Ballad undeniably critiques Lovecraft’s racism and makes a point to expand beyond the black-and-white moral framework of “Red Hook.” Regardless, it pays devoted homage to Lovecraft’s works and weird fiction. It’s a book for genre fans more than critics or outsiders; its references run deep, including verbatim phrases from Lovecraft stories, hints at creatures and places from the mythos, and even a cameo of H.P. himself. Beyond Lovecraft, Ballad examines the appeal of all cosmic horror. It takes particular interest in the breakdown of morality as it exists with a human framework, and it commentates on the relief of nonspecific existential threats, rather than targeted ones, to marginalized communities. Like any good work of weird fiction, it explores the emotions at the meeting place of the human and the inhuman, the understood and the incomprehensible. It’s a reimagining that addresses the flaws of the original, but in many respects, it is also a love letter.

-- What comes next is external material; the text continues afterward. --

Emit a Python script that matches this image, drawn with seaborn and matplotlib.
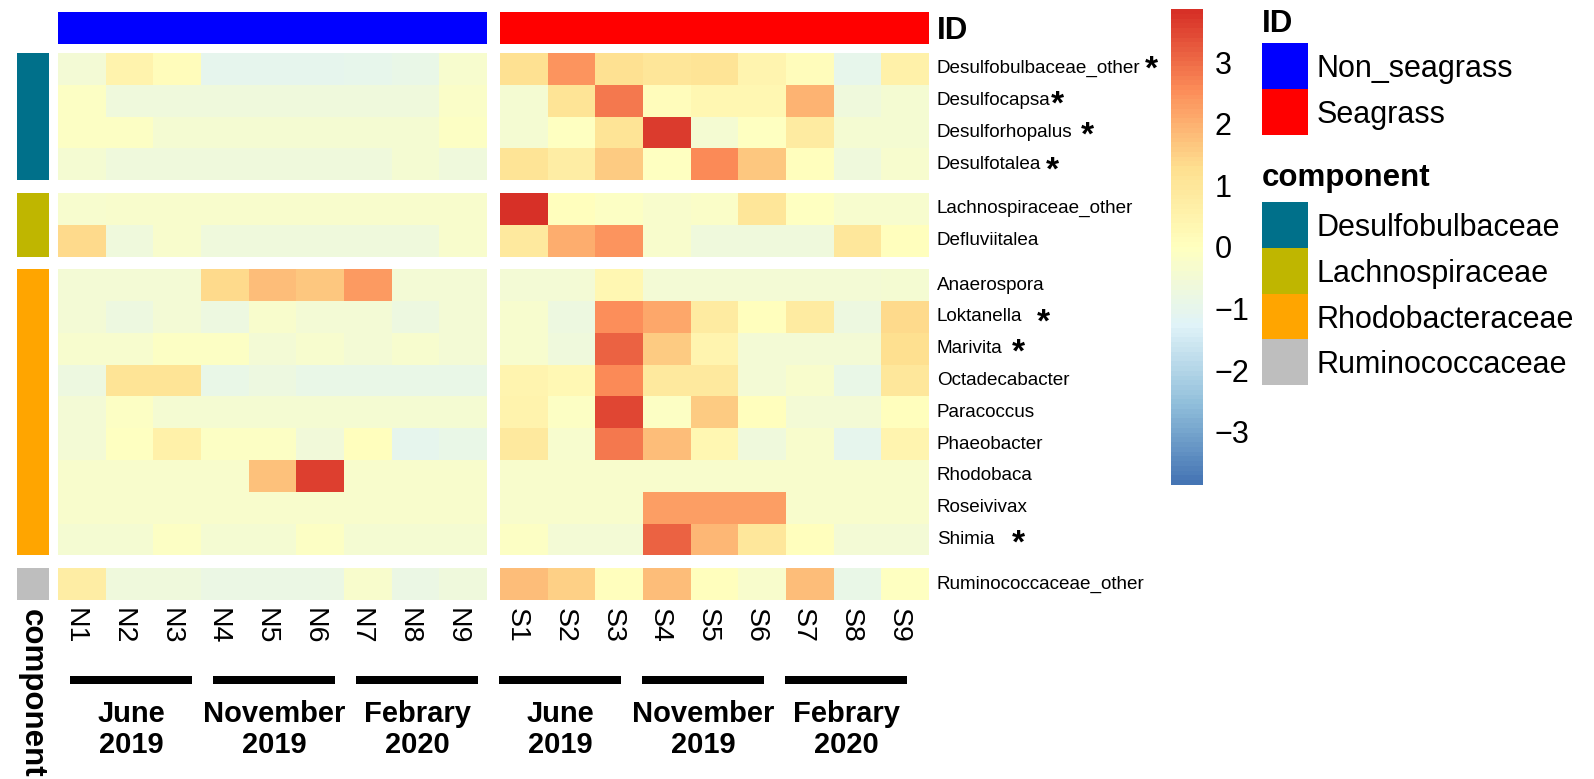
import numpy as np
import pandas as pd
import matplotlib
matplotlib.use("Agg")
import matplotlib.pyplot as plt
from matplotlib.colors import ListedColormap, LinearSegmentedColormap
from matplotlib.patches import Rectangle
import seaborn as sns

# ---------------------------------------------------------------- data
taxa = [
    "Desulfobulbaceae_other", "Desulfocapsa", "Desulforhopalus", "Desulfotalea",
    "Lachnospiraceae_other", "Defluviitalea",
    "Anaerospora", "Loktanella", "Marivita", "Octadecabacter", "Paracoccus",
    "Phaeobacter", "Rhodobaca", "Roseivivax", "Shimia",
    "Ruminococcaceae_other",
]
components = (["Desulfobulbaceae"] * 4 + ["Lachnospiraceae"] * 2
              + ["Rhodobacteraceae"] * 9 + ["Ruminococcaceae"])
significant = ["Desulfobulbaceae_other", "Desulfocapsa", "Desulforhopalus",
               "Desulfotalea", "Loktanella", "Marivita", "Shimia"]

nonseagrass_samples = ["N1", "N2", "N3", "N4", "N5", "N6", "N7", "N8", "N9"]
seagrass_samples = ["S1", "S2", "S3", "S4", "S5", "S6", "S7", "S8", "S9"]
id_groups = ["Non_seagrass", "Seagrass"]
component_levels = ["Desulfobulbaceae", "Lachnospiraceae", "Rhodobacteraceae", "Ruminococcaceae"]
period_months = ["June", "November", "Febrary"]
period_years = ["2019", "2019", "2020"]

# row-scaled abundance (z-scores), one list per taxon
nonseagrass = [
    [-0.50, 0.50, 0.10, -1.05, -1.05, -1.05, -1.00, -0.85, -0.35],
    [-0.10, -0.65, -0.65, -0.65, -0.65, -0.65, -0.65, -0.65, -0.20],
    [-0.10, -0.10, -0.45, -0.45, -0.45, -0.45, -0.45, -0.45, -0.10],
    [-0.45, -0.65, -0.65, -0.65, -0.65, -0.65, -0.65, -0.45, -0.65],
    [-0.35, -0.30, -0.30, -0.30, -0.30, -0.30, -0.30, -0.30, -0.30],
    [1.35, -0.65, -0.30, -0.65, -0.65, -0.65, -0.65, -0.65, -0.30],
    [-0.50, -0.50, -0.50, 1.35, 1.85, 1.65, 2.35, -0.50, -0.50],
    [-0.50, -0.70, -0.50, -0.70, -0.30, -0.50, -0.50, -0.70, -0.50],
    [-0.35, -0.35, -0.15, -0.15, -0.50, -0.35, -0.50, -0.35, -0.50],
    [-0.70, 1.15, 1.15, -0.90, -0.75, -0.85, -0.90, -0.85, -0.85],
    [-0.50, -0.10, -0.40, -0.40, -0.40, -0.40, -0.40, -0.40, -0.40],
    [-0.50, -0.05, 0.60, -0.15, -0.15, -0.55, 0.05, -1.05, -0.85],
    [-0.30, -0.30, -0.30, -0.30, 1.75, 3.60, -0.30, -0.30, -0.30],
    [-0.30, -0.30, -0.30, -0.30, -0.30, -0.30, -0.30, -0.30, -0.30],
    [-0.45, -0.45, -0.15, -0.45, -0.45, -0.15, -0.45, -0.45, -0.45],
    [0.75, -0.65, -0.65, -0.80, -0.80, -0.80, -0.30, -0.80, -0.65],
]
seagrass = [
    [1.20, 2.45, 1.20, 1.05, 1.10, 0.45, 0.10, -1.00, 0.60],
    [-0.45, 1.15, 2.85, 0.10, 0.35, 0.35, 2.00, -0.65, -0.45],
    [-0.45, -0.05, 1.15, 3.65, -0.45, -0.05, 0.80, -0.45, -0.45],
    [1.15, 0.70, 1.60, -0.05, 2.60, 1.65, 0.05, -0.65, -0.35],
    [3.80, 0.00, -0.15, -0.30, -0.20, 1.05, -0.05, -0.35, -0.35],
    [0.85, 2.05, 2.40, -0.30, -0.65, -0.65, -0.65, 1.00, 0.00],
    [-0.50, -0.50, 0.35, -0.50, -0.50, -0.50, -0.50, -0.50, -0.40],
    [-0.35, -0.70, 2.50, 2.10, 0.80, 0.05, 0.80, -0.70, 1.35],
    [-0.35, -0.65, 3.10, 1.60, 0.45, -0.50, -0.50, -0.50, 1.25],
    [0.45, 0.25, 2.60, 0.85, 0.85, -0.50, -0.25, -0.85, 1.00],
    [0.50, -0.10, 3.55, -0.10, 1.60, 0.05, -0.50, -0.50, 0.05],
    [0.85, -0.35, 2.85, 1.85, 0.35, -0.65, -0.25, -1.05, 0.45],
    [-0.30, -0.30, -0.30, -0.30, -0.30, -0.30, -0.30, -0.30, -0.30],
    [-0.30, -0.30, -0.30, 2.30, 2.30, 2.30, -0.30, -0.30, -0.30],
    [-0.10, -0.50, -0.50, 3.10, 1.90, 1.00, 0.05, -0.50, -0.50],
    [1.80, 1.50, 0.00, 1.80, 0.00, -0.30, 1.80, -0.85, -0.05],
]

# ---------------------------------------------------------------- styling
W, H = 1594, 779
sns.set_theme(style="white")
plt.rcParams["font.family"] = ["Liberation Sans", "DejaVu Sans"]
plt.rcParams["axes.unicode_minus"] = True
for key in ("text.color", "axes.labelcolor", "xtick.color", "ytick.color"):
    plt.rcParams[key] = "black"

id_colors = ["#0000FF", "#FF0000"]
component_colors = ["#00708A", "#BFB600", "#FFA500", "#BEBEBE"]
ramp = ["#4575B4", "#91BFDB", "#E0F3F8", "#FFFFBF", "#FEE090", "#FC8D59", "#D73027"]
cmap = ListedColormap(LinearSegmentedColormap.from_list("ramp", ramp)(np.linspace(0, 1, 100)))
VMIN, VMAX = -3.86, 3.86

# layout (pixels, origin top-left)
HM_X = [58.0, 500.0]          # left edge of each sample block
CELL_W = 47.67
HM_Y0 = 53.0
CELL_H = 31.8
ROW_GAP = 12.7
ANNO_X = (17.0, 49.0)
ID_Y = (12.0, 44.0)
LABEL_X = 937.0

# star placement next to significant taxa: (gap px, raise px)
star_offsets = {
    "Desulfobulbaceae_other": (4, 6), "Desulfocapsa": (0, 2.5),
    "Desulforhopalus": (8, 3.5), "Desulfotalea": (4, 0),
    "Loktanella": (14, 1), "Marivita": (9, 2), "Shimia": (17, 2),
}
STAR_SIZE = 24
STAR_DROP = 15.3

fig = plt.figure(figsize=(W / 100, H / 100), dpi=100)


def px_axes(x0, y0, x1, y1, **kw):
    return fig.add_axes([x0 / W, 1 - y1 / H, (x1 - x0) / W, (y1 - y0) / H], **kw)


ns_df = pd.DataFrame(nonseagrass, index=taxa, columns=nonseagrass_samples)
sg_df = pd.DataFrame(seagrass, index=taxa, columns=seagrass_samples)
blocks = [ns_df, sg_df]

# row groups follow the component annotation
groups = []
start = 0
for i in range(1, len(components) + 1):
    if i == len(components) or components[i] != components[start]:
        groups.append((start, i))
        start = i

row_centers = []
y = HM_Y0
mesh = None
for (r0, r1) in groups:
    y1 = y + (r1 - r0) * CELL_H
    for b, df in enumerate(blocks):
        ax = px_axes(HM_X[b], y, HM_X[b] + df.shape[1] * CELL_W, y1)
        sns.heatmap(df.iloc[r0:r1], ax=ax, cmap=cmap, vmin=VMIN, vmax=VMAX,
                    cbar=False, xticklabels=False, yticklabels=False)
        ax.set_xlabel("")
        ax.set_ylabel("")
        mesh = ax.collections[0]
    # component annotation strip
    cax = px_axes(ANNO_X[0], y, ANNO_X[1], y1)
    codes = pd.DataFrame({"component": [component_levels.index(c) for c in components[r0:r1]]})
    sns.heatmap(codes, ax=cax, cmap=ListedColormap(component_colors), vmin=-0.5, vmax=3.5,
                cbar=False, xticklabels=False, yticklabels=False)
    for r in range(r0, r1):
        row_centers.append(y + (r - r0 + 0.5) * CELL_H)
    y = y1 + ROW_GAP
heat_bottom = y - ROW_GAP

# ID annotation strip
for b, df in enumerate(blocks):
    ax = px_axes(HM_X[b], ID_Y[0], HM_X[b] + df.shape[1] * CELL_W, ID_Y[1])
    codes = pd.DataFrame([[b] * df.shape[1]], columns=df.columns)
    sns.heatmap(codes, ax=ax, cmap=ListedColormap(id_colors), vmin=-0.5, vmax=1.5,
                cbar=False, xticklabels=False, yticklabels=False)

# colour key
kax = px_axes(1171, 9, 1203, 485)
cb = fig.colorbar(mesh, cax=kax)
cb.outline.set_visible(False)
cb.set_ticks([-3, -2, -1, 0, 1, 2, 3])
cb.set_ticklabels(["\u22123", "\u22122", "\u22121", "0", "1", "2", "3"])
kax.tick_params(length=0, labelsize=22, pad=8.5, labelcolor="black")

# overlay in pixel coordinates for labels and legends
ov = fig.add_axes([0, 0, 1, 1], zorder=10)
ov.set_xlim(0, W)
ov.set_ylim(H, 0)
ov.axis("off")
ov.patch.set_alpha(0)

# taxon labels with significance stars
for name, yc in zip(taxa, row_centers):
    t = ov.text(LABEL_X, yc, name, fontsize=13.6, ha="left", va="center", color="black")
    if name in significant:
        dx, dy = star_offsets[name]
        ov.annotate("*", xy=(1, 0.5), xycoords=t, xytext=(dx, dy - STAR_DROP),
                    textcoords="offset pixels", fontsize=STAR_SIZE, fontweight="bold",
                    ha="left", va="baseline", color="black")

# sample labels
label_top = heat_bottom + 8
for b, df in enumerate(blocks):
    for j, s in enumerate(df.columns):
        cx = HM_X[b] + (j + 0.5) * CELL_W
        ov.text(cx - 7, label_top, s, rotation=270, fontsize=20.5, ha="center", va="top",
                color="black")

# sampling period bars and labels
bar_shift = [12.0, -1.0]
for b in range(2):
    for k, (m, yr) in enumerate(zip(period_months, period_years)):
        x0 = HM_X[b] + 3 * k * CELL_W + bar_shift[b]
        ov.add_patch(Rectangle((x0, 676), 122, 8, color="black", lw=0))
        xc = x0 + 61
        ov.text(xc, 722, m, fontsize=21, fontweight="bold", ha="center", va="baseline",
                color="black")
        ov.text(xc, 753, yr, fontsize=21, fontweight="bold", ha="center", va="baseline",
                color="black")

# annotation names
ov.text(32, 609, "component", rotation=270, fontsize=22.5, fontweight="bold",
        ha="center", va="top", color="black")
ov.text(LABEL_X, 39, "ID", fontsize=22.5, fontweight="bold", ha="left", va="baseline",
        color="black")

# legends
LEG_X = 1262
BOX_W, BOX_H = 46, 45.7
ov.text(LEG_X, 32, "ID", fontsize=22.5, fontweight="bold", ha="left", va="baseline",
        color="black")
for i, (lab, col) in enumerate(zip(id_groups, id_colors)):
    yb = 43.3 + i * BOX_H
    ov.add_patch(Rectangle((LEG_X, yb), BOX_W, BOX_H, color=col, lw=0))
    ov.text(LEG_X + 55, yb + BOX_H / 2 + 11, lab, fontsize=22, ha="left", va="baseline",
            color="black")

ov.text(LEG_X, 186, "component", fontsize=22.5, fontweight="bold", ha="left", va="baseline",
        color="black")
for i, (lab, col) in enumerate(zip(component_levels, component_colors)):
    yb = 202.3 + i * BOX_H
    ov.add_patch(Rectangle((LEG_X, yb), BOX_W, BOX_H, color=col, lw=0))
    ov.text(LEG_X + 55, yb + BOX_H / 2 + 11, lab, fontsize=22, ha="left", va="baseline",
            color="black")

fig.savefig("out.png", dpi=100, facecolor="white")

I’d recommend this book to lovers of morally gray protagonists and weird fiction enthusiasts who struggle with the problematic origins of the genre. It’s a quick, tense read; I got through it in less than two hours, and those were two hours well spent. If you want something engaging, thought-provoking, and a little bit out of this world, The Ballad of Black Tom is a must-read for the modern science fiction fan.